Honoring the rhythm children bring to the classroom. Bridging research to best practices

What If the Lesson Started With “Imagine”?

Before a child can read a note of music, they already know how to imagine. They know how a dragon stomps. They know how a rainstorm sounds on a rooftop. That imaginative world, the one children live in constantly, is also one of the most powerful developmental classrooms we have.

More Than a Song

When a young child engages with rhythm, they are developing proprioception — the body’s sense of its own movement in space. They are building cognitive frameworks for pattern recognition. They are strengthening phonological awareness, the foundation of reading. They are encountering early mathematical concepts: repetition, grouping, and sequence. And they are navigating social-emotional territory — learning to listen, wait, and respond to others.
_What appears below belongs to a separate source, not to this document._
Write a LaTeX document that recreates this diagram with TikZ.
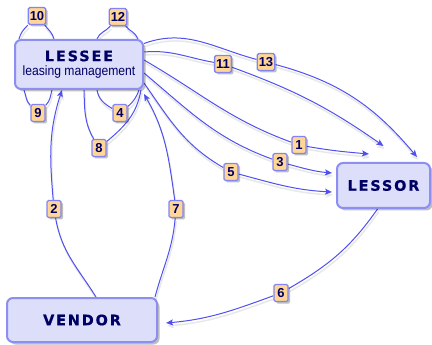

But here’s what gets lost when we lead with academic framing: children don’t need to know any of that. They just need a good reason to move.

Imagination Is the Reason

When we hand a child a rhythm task dressed up as a lesson, we get compliance. When we hand them an image — you are a giant elephant walking through deep mud — we get investment. The stomping that follows is proprioception, beat awareness, and cause-and-effect reasoning. All happening inside a story.

A child humming like a bumblebee is working through syllable patterns. A child patting a slow beat to help a baby animal sleep is practicing co-regulation and empathy. A child building a clapping tower — one, then two, then three — is encountering sequence and structure through narrative, not drills.

None of this requires a formal lesson plan. It requires a willingness to say imagine, and then follow where the child goes.

Music in early childhood is not supplemental. It is not a reward for finishing real work. It is the real work — building bodies, brains, language, number sense, and the capacity to feel with and for other people.

Give them the image. The music will follow.